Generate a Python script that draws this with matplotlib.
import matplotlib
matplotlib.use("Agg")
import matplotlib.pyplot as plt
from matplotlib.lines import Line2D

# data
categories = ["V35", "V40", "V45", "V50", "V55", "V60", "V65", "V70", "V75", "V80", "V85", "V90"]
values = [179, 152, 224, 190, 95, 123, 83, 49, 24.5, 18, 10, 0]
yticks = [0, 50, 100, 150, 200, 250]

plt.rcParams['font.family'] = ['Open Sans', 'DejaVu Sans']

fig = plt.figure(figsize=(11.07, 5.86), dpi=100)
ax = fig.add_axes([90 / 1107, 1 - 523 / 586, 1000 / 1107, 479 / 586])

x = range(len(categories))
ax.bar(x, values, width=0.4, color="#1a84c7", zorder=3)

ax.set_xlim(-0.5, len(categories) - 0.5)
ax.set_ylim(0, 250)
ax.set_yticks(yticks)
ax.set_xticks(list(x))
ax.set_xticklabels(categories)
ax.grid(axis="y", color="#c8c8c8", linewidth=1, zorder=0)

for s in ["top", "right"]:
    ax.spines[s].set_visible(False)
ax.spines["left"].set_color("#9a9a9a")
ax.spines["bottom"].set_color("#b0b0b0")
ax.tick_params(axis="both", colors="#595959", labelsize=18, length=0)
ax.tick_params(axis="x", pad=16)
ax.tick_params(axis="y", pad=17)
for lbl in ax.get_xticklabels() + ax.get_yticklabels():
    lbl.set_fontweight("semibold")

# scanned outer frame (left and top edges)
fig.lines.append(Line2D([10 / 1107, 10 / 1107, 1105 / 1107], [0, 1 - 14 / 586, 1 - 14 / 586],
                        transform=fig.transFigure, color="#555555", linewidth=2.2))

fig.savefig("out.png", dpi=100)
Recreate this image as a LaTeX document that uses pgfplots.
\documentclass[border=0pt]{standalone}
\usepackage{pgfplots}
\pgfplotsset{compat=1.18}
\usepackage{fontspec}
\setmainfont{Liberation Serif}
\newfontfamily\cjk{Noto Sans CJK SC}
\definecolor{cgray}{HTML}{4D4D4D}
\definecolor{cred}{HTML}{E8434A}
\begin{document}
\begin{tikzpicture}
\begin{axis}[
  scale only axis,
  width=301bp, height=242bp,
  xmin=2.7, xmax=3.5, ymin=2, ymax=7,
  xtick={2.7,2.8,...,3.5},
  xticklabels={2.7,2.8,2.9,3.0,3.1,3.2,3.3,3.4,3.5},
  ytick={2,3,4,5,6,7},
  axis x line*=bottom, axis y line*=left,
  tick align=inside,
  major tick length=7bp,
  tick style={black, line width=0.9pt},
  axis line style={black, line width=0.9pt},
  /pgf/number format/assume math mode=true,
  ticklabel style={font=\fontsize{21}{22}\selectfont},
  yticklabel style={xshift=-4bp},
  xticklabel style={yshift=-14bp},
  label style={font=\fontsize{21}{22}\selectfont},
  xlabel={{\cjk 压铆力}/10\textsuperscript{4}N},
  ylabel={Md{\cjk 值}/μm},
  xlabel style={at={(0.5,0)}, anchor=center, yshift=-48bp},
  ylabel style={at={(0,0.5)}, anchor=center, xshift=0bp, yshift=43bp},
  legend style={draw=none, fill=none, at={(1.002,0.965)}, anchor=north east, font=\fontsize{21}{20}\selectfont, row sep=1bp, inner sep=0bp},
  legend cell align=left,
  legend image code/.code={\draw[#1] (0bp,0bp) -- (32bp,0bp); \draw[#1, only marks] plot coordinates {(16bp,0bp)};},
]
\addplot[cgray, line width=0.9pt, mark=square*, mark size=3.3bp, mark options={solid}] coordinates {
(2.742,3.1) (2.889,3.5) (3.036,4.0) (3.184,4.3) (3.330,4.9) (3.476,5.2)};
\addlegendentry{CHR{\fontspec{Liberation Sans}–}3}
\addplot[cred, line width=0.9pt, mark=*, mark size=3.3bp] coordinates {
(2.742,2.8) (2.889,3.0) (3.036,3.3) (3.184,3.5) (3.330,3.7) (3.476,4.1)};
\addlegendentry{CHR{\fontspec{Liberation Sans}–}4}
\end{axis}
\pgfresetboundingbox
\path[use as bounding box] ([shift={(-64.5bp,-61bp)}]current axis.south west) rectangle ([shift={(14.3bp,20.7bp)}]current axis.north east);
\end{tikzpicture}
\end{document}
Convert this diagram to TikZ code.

▸ **REQUIRED TASK**
Reproduce all of the entries word for word.

▸ **RESULT FOR THIS EXERCISE**
Generate a Python script that draws this with matplotlib.
import matplotlib
matplotlib.use("Agg")
import matplotlib.pyplot as plt
from matplotlib.lines import Line2D

# data
categories = ["V35", "V40", "V45", "V50", "V55", "V60", "V65", "V70", "V75", "V80", "V85", "V90"]
values = [179, 152, 224, 190, 95, 123, 83, 49, 24.5, 18, 10, 0]
yticks = [0, 50, 100, 150, 200, 250]

plt.rcParams['font.family'] = ['Open Sans', 'DejaVu Sans']

fig = plt.figure(figsize=(11.07, 5.86), dpi=100)
ax = fig.add_axes([90 / 1107, 1 - 523 / 586, 1000 / 1107, 479 / 586])

x = range(len(categories))
ax.bar(x, values, width=0.4, color="#1a84c7", zorder=3)

ax.set_xlim(-0.5, len(categories) - 0.5)
ax.set_ylim(0, 250)
ax.set_yticks(yticks)
ax.set_xticks(list(x))
ax.set_xticklabels(categories)
ax.grid(axis="y", color="#c8c8c8", linewidth=1, zorder=0)

for s in ["top", "right"]:
    ax.spines[s].set_visible(False)
ax.spines["left"].set_color("#9a9a9a")
ax.spines["bottom"].set_color("#b0b0b0")
ax.tick_params(axis="both", colors="#595959", labelsize=18, length=0)
ax.tick_params(axis="x", pad=16)
ax.tick_params(axis="y", pad=17)
for lbl in ax.get_xticklabels() + ax.get_yticklabels():
    lbl.set_fontweight("semibold")

# scanned outer frame (left and top edges)
fig.lines.append(Line2D([10 / 1107, 10 / 1107, 1105 / 1107], [0, 1 - 14 / 586, 1 - 14 / 586],
                        transform=fig.transFigure, color="#555555", linewidth=2.2))

fig.savefig("out.png", dpi=100)
Recreate this image as a LaTeX document that uses pgfplots.
\documentclass[border=0pt]{standalone}
\usepackage{pgfplots}
\pgfplotsset{compat=1.18}
\usepackage{fontspec}
\setmainfont{Liberation Serif}
\newfontfamily\cjk{Noto Sans CJK SC}
\definecolor{cgray}{HTML}{4D4D4D}
\definecolor{cred}{HTML}{E8434A}
\begin{document}
\begin{tikzpicture}
\begin{axis}[
  scale only axis,
  width=301bp, height=242bp,
  xmin=2.7, xmax=3.5, ymin=2, ymax=7,
  xtick={2.7,2.8,...,3.5},
  xticklabels={2.7,2.8,2.9,3.0,3.1,3.2,3.3,3.4,3.5},
  ytick={2,3,4,5,6,7},
  axis x line*=bottom, axis y line*=left,
  tick align=inside,
  major tick length=7bp,
  tick style={black, line width=0.9pt},
  axis line style={black, line width=0.9pt},
  /pgf/number format/assume math mode=true,
  ticklabel style={font=\fontsize{21}{22}\selectfont},
  yticklabel style={xshift=-4bp},
  xticklabel style={yshift=-14bp},
  label style={font=\fontsize{21}{22}\selectfont},
  xlabel={{\cjk 压铆力}/10\textsuperscript{4}N},
  ylabel={Md{\cjk 值}/μm},
  xlabel style={at={(0.5,0)}, anchor=center, yshift=-48bp},
  ylabel style={at={(0,0.5)}, anchor=center, xshift=0bp, yshift=43bp},
  legend style={draw=none, fill=none, at={(1.002,0.965)}, anchor=north east, font=\fontsize{21}{20}\selectfont, row sep=1bp, inner sep=0bp},
  legend cell align=left,
  legend image code/.code={\draw[#1] (0bp,0bp) -- (32bp,0bp); \draw[#1, only marks] plot coordinates {(16bp,0bp)};},
]
\addplot[cgray, line width=0.9pt, mark=square*, mark size=3.3bp, mark options={solid}] coordinates {
(2.742,3.1) (2.889,3.5) (3.036,4.0) (3.184,4.3) (3.330,4.9) (3.476,5.2)};
\addlegendentry{CHR{\fontspec{Liberation Sans}–}3}
\addplot[cred, line width=0.9pt, mark=*, mark size=3.3bp] coordinates {
(2.742,2.8) (2.889,3.0) (3.036,3.3) (3.184,3.5) (3.330,3.7) (3.476,4.1)};
\addlegendentry{CHR{\fontspec{Liberation Sans}–}4}
\end{axis}
\pgfresetboundingbox
\path[use as bounding box] ([shift={(-64.5bp,-61bp)}]current axis.south west) rectangle ([shift={(14.3bp,20.7bp)}]current axis.north east);
\end{tikzpicture}
\end{document}
Convert this diagram to TikZ code.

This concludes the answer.